THIRTEEN DAYS A film review by Mark R. Leeper
Capsule: Essentially a remake of THE MISSILES OF OCTOBER, THIRTEEN DAYS tells the story of the Cuban Missile Crisis as a political thriller. The film is polished and engaging but not all of the stylistic decisions make sense. The tagline "You'll never believe how close we came" is a good indicator of the style and message of the film. Rating: 7 (0 to 10), +2 (-4 to +4)
My view of THIRTEEN DAYS is heavily colored by my view of the Kennedy administration and its Cuban policy in general and in this incident in particular. The crisis is just about the only major Cold War incident when I feel the Soviets were in the right. It is not easy to get me to agree with Soviets I might add. At this point in history the US had already put nuclear missiles just off the borders of the Soviet. They also had complained loudly but really only complained about a branch of the US government sponsoring an invasion of Cuba. Had the tables been reversed we would have labeled the Bay of Pigs invasion "an act of war," but I suspect the Soviets were a little fearful of the implications of so doing so and quite rightly. Acts of war really require retaliation. They could not, however, ignore a second such invasion, so they needed a deterrent to prevent it from ever happening if for no other reason than to preserve the peace. It is the Americans who say, "If you want peace, prepare for war." The Soviets looked at the missiles just over the border in Turkey and saw them as setting a precedent, they would fortify Cuba. That would seem a just act. But instead of regarding it as such it led to a head to head confrontation. If you see the film you will see all the tangible steps to diffuse the situation are taken by the Soviets. This we label "Going eyeball to eyeball with the enemy and the other guy blinked." Thank goodness he did blink when we might not have. I cannot help but feel the unsung hero of THIRTEEN DAYS is Nikita Khrushchev. This is just my interpretation, I am no expert, but it colors my reaction to the film.

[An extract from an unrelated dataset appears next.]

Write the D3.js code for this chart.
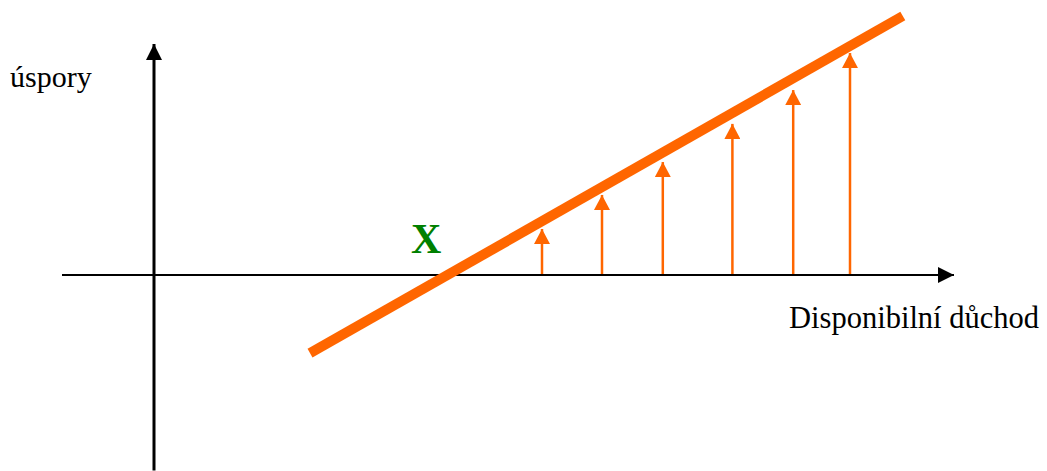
<!DOCTYPE html>
<html>
<head>
<meta charset="utf-8">
<script src="https://cdn.jsdelivr.net/npm/d3@7"></script>
<style>
  body { margin: 0; background: #fff; }
  text { font-family: "Liberation Serif", "Times New Roman", serif; }
</style>
</head>
<body>
<div id="chart-area"></div>
<script>
// savings function diagram (úspory vs disponibilní důchod)
let width = 1047;
let height = 471;

// axis extents in data units
let xAxisRange = [-11.5, 100];
let yAxisRange = [-85, 100];

// savings line end points
let lineIncome = [19.5, 93.6];
let lineSavings = [-34, 112.6];

// arrows: income where each arrow stands, savings where it points to
let arrowIncome = [48.5, 56, 63.6, 72.3, 79.9, 87];
let arrowSavings = [20, 34.8, 49.1, 65.7, 80.4, 96.5];

let orange = "#ff6600";

let svg = d3.select("#chart-area")
    .append("svg")
    .attr("width", width)
    .attr("height", height);

let x = d3.scaleLinear()
    .domain([0, 100])
    .range([154, 954]);

let y = d3.scaleLinear()
    .domain([0, 100])
    .range([275, 45]);

let defs = svg.append("defs");

// black arrow head for the axes
defs.append("marker")
    .attr("id", "axisHead")
    .attr("markerUnits", "userSpaceOnUse")
    .attr("viewBox", "0 0 16 16")
    .attr("refX", 16)
    .attr("refY", 8)
    .attr("markerWidth", 16)
    .attr("markerHeight", 16)
    .attr("orient", "auto")
    .append("path")
    .attr("d", "M0,0 L16,8 L0,16 Z")
    .attr("fill", "#000");

// orange arrow head
defs.append("marker")
    .attr("id", "orangeHead")
    .attr("markerUnits", "userSpaceOnUse")
    .attr("viewBox", "0 0 15 16")
    .attr("refX", 15)
    .attr("refY", 8)
    .attr("markerWidth", 15)
    .attr("markerHeight", 16)
    .attr("orient", "auto")
    .append("path")
    .attr("d", "M0,0 L15,8 L0,16 Z")
    .attr("fill", orange);

// x axis
svg.append("line")
    .attr("x1", x(xAxisRange[0]))
    .attr("x2", x(xAxisRange[1]))
    .attr("y1", y(0))
    .attr("y2", y(0))
    .attr("stroke", "#000")
    .attr("stroke-width", 2)
    .attr("marker-end", "url(#axisHead)");

// y axis
svg.append("line")
    .attr("x1", x(0))
    .attr("x2", x(0))
    .attr("y1", y(yAxisRange[0]))
    .attr("y2", y(yAxisRange[1]) - 1)
    .attr("stroke", "#000")
    .attr("stroke-width", 3)
    .attr("marker-end", "url(#axisHead)");

// arrows
let arrows = arrowIncome.map(function(d, i){
    return {income: d, savings: arrowSavings[i]};
});

svg.selectAll(".arrow")
    .data(arrows)
    .enter()
    .append("line")
    .attr("class", "arrow")
    .attr("x1", function(d){ return x(d.income); })
    .attr("x2", function(d){ return x(d.income); })
    .attr("y1", y(0) - 1)
    .attr("y2", function(d){ return y(d.savings); })
    .attr("stroke", orange)
    .attr("stroke-width", 2.5)
    .attr("marker-end", "url(#orangeHead)");

// savings line
svg.append("line")
    .attr("x1", x(lineIncome[0]))
    .attr("x2", x(lineIncome[1]))
    .attr("y1", y(lineSavings[0]))
    .attr("y2", y(lineSavings[1]))
    .attr("stroke", orange)
    .attr("stroke-width", 10);

// labels
svg.append("text")
    .text("úspory")
    .attr("x", 10)
    .attr("y", 87)
    .attr("font-size", "30px");

svg.append("text")
    .text("Disponibilní důchod")
    .attr("x", 1039)
    .attr("y", 328)
    .attr("text-anchor", "end")
    .attr("font-size", "30.5px");

svg.append("text")
    .text("X")
    .attr("x", 411)
    .attr("y", 253)
    .attr("font-size", "42px")
    .attr("font-weight", "bold")
    .attr("fill", "#008000");
</script>
</body>
</html>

THIRTEEN DAYS is the story of the Cuban Missile Crisis from the point of view of Presidential advisor Kenneth O'Donnell (played by Kevin Costner). The film is pretty much just a blow-by-blow recounting of the incidents of the crisis beginning with a spy plane flying over Cuba and seeing the nuclear missiles the Soviets had provided the Cubans. The John F. Kennedy ( played here by Bruce Greenwood) is told almost immediately. He calls in his brother Robert (Steven Culp), his closest confidant. For the remainder of the crisis the President seems to have two heads, the Jack head and the Bobby head.
Anyone with a knowledge of history knows what happened next, including the strong policy split between the military and civilians in government. The Chiefs of Staff were anxious to take on the Soviets in a war they assumed they could limit. Toward the end of the crisis we realize that the Soviets also have their own divisions in policy with hawks and doves in the Politburo. The film is a constant battle between those who want military solutions and those who want diplomatic ones with John Kennedy being indecisive between them, and rightly so. Kennedy is haunted by his reading of Barbara Tuchman's THE GUNS OF AUGUST, an account of how both sides behaving in what at the time appeared logical ways inexorably descended into the First World War. That could happen again, this time with nuclear missiles.
THIRTEEN DAYS makes some bad stylistic mistakes. The film opens with a missile firing and a nuclear explosion. Then more missile firing and more big explosions. Then more of the same. The point is, of course, that this sort of exchange is what they will be trying to avoid. Frankly I started to find this frequent visual reminder of the high stakes involved rather annoying. We all agree that this is what we are trying to avoid. We all agree that nuclear weapons are very, very bad. But to think clearly we have to avoid what Kissinger called "scaring ourselves to death." Showing the bomb so often in hellish hues of red is a patronizing emotional argument thrown in among the logical arguments of the film. A number of scenes toward the beginning seem for no reason to start out in black and white and steel blue and fade into the full color spectrum. It was not all scenes and the implication may have been we are taking this from cold-hard records and breathing life into it. But I was not sure. Whatever it was trying to do it was failing. The Boston accents were a distraction particularly because actors were not consistent in the degree of their own accents. SPARTACUS was not made in Latin with English subtitles. Director Roger Donaldson could have toned them down a little and we could have lived with the inaccuracy.
On the other hand the film does produce a great feeling of immediacy without snowing the viewer in detail he does not understand. The build of tension is very good in spite of the fact we all know how it will turn out. Part of the problem with this documentary is that it has been done before and is overly familiar. There was an excellent TV docu-drama in the mid-1970s, THE MISSILES OF OCTOBER. There was also at least one good documentary made for television. Each was better than THIRTEEN DAYS.
I think films like this that show us an important event in history in minute detail are very good, but that THIRTEEN DAYS is a highly flawed example that makes it fall short of being a really great film. I rate it 7 on the 0 to 10 scale and a +2 on the -4 to +4 scale. And I still think it picks out the wrong people to be heroes.